Task statement – Your task is to copy the listing exactly, with the pictures left out.

>> Start

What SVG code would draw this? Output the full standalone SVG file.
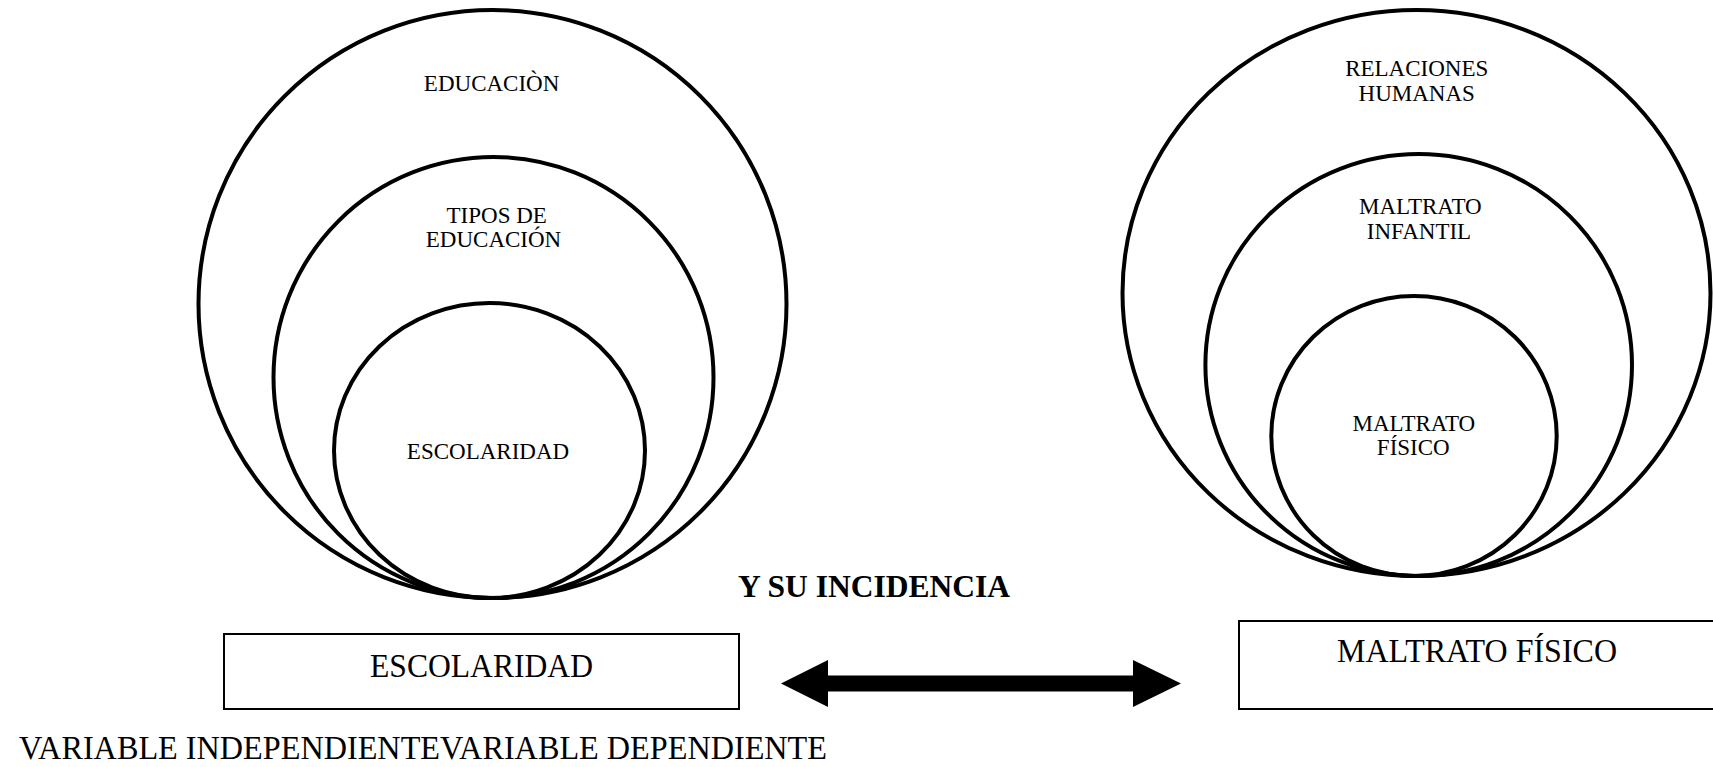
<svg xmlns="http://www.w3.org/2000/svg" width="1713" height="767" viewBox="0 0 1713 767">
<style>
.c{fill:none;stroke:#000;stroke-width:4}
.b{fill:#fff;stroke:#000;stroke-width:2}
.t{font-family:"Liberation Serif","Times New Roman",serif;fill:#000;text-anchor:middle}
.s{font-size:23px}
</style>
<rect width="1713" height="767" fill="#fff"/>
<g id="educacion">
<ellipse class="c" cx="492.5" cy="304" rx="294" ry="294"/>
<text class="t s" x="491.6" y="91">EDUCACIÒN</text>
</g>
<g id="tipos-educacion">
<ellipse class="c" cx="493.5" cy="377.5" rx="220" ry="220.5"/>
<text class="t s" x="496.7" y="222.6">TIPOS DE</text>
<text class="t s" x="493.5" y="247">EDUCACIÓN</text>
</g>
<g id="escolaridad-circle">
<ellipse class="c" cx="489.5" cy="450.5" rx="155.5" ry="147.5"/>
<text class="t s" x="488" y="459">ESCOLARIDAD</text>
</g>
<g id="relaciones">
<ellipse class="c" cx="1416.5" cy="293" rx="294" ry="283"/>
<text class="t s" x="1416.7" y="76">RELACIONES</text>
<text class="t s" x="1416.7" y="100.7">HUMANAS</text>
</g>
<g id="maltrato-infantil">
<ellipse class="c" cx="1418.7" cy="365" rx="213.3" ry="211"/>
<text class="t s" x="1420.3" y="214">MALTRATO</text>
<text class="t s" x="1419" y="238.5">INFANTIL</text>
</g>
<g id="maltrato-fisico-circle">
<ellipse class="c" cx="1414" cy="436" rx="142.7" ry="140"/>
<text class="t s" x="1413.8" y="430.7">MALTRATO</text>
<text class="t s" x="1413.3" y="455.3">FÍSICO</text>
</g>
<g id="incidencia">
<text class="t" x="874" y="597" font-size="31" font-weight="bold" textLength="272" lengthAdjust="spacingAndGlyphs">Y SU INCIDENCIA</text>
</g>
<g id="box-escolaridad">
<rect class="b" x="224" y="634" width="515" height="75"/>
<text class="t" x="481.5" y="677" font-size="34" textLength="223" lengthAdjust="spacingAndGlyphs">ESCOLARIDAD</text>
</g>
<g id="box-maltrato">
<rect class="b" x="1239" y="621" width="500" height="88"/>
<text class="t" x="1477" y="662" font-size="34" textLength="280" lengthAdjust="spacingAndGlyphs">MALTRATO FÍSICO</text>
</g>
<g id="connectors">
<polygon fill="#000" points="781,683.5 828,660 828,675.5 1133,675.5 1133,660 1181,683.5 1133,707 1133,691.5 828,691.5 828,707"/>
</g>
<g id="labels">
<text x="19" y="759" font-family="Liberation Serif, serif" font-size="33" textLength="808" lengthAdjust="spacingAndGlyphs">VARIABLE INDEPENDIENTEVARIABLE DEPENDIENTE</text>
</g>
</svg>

>> End

Result of this task –
What SVG code would draw this? Output the full standalone SVG file.
<svg xmlns="http://www.w3.org/2000/svg" width="1713" height="767" viewBox="0 0 1713 767">
<style>
.c{fill:none;stroke:#000;stroke-width:4}
.b{fill:#fff;stroke:#000;stroke-width:2}
.t{font-family:"Liberation Serif","Times New Roman",serif;fill:#000;text-anchor:middle}
.s{font-size:23px}
</style>
<rect width="1713" height="767" fill="#fff"/>
<g id="educacion">
<ellipse class="c" cx="492.5" cy="304" rx="294" ry="294"/>
<text class="t s" x="491.6" y="91">EDUCACIÒN</text>
</g>
<g id="tipos-educacion">
<ellipse class="c" cx="493.5" cy="377.5" rx="220" ry="220.5"/>
<text class="t s" x="496.7" y="222.6">TIPOS DE</text>
<text class="t s" x="493.5" y="247">EDUCACIÓN</text>
</g>
<g id="escolaridad-circle">
<ellipse class="c" cx="489.5" cy="450.5" rx="155.5" ry="147.5"/>
<text class="t s" x="488" y="459">ESCOLARIDAD</text>
</g>
<g id="relaciones">
<ellipse class="c" cx="1416.5" cy="293" rx="294" ry="283"/>
<text class="t s" x="1416.7" y="76">RELACIONES</text>
<text class="t s" x="1416.7" y="100.7">HUMANAS</text>
</g>
<g id="maltrato-infantil">
<ellipse class="c" cx="1418.7" cy="365" rx="213.3" ry="211"/>
<text class="t s" x="1420.3" y="214">MALTRATO</text>
<text class="t s" x="1419" y="238.5">INFANTIL</text>
</g>
<g id="maltrato-fisico-circle">
<ellipse class="c" cx="1414" cy="436" rx="142.7" ry="140"/>
<text class="t s" x="1413.8" y="430.7">MALTRATO</text>
<text class="t s" x="1413.3" y="455.3">FÍSICO</text>
</g>
<g id="incidencia">
<text class="t" x="874" y="597" font-size="31" font-weight="bold" textLength="272" lengthAdjust="spacingAndGlyphs">Y SU INCIDENCIA</text>
</g>
<g id="box-escolaridad">
<rect class="b" x="224" y="634" width="515" height="75"/>
<text class="t" x="481.5" y="677" font-size="34" textLength="223" lengthAdjust="spacingAndGlyphs">ESCOLARIDAD</text>
</g>
<g id="box-maltrato">
<rect class="b" x="1239" y="621" width="500" height="88"/>
<text class="t" x="1477" y="662" font-size="34" textLength="280" lengthAdjust="spacingAndGlyphs">MALTRATO FÍSICO</text>
</g>
<g id="connectors">
<polygon fill="#000" points="781,683.5 828,660 828,675.5 1133,675.5 1133,660 1181,683.5 1133,707 1133,691.5 828,691.5 828,707"/>
</g>
<g id="labels">
<text x="19" y="759" font-family="Liberation Serif, serif" font-size="33" textLength="808" lengthAdjust="spacingAndGlyphs">VARIABLE INDEPENDIENTEVARIABLE DEPENDIENTE</text>
</g>
</svg>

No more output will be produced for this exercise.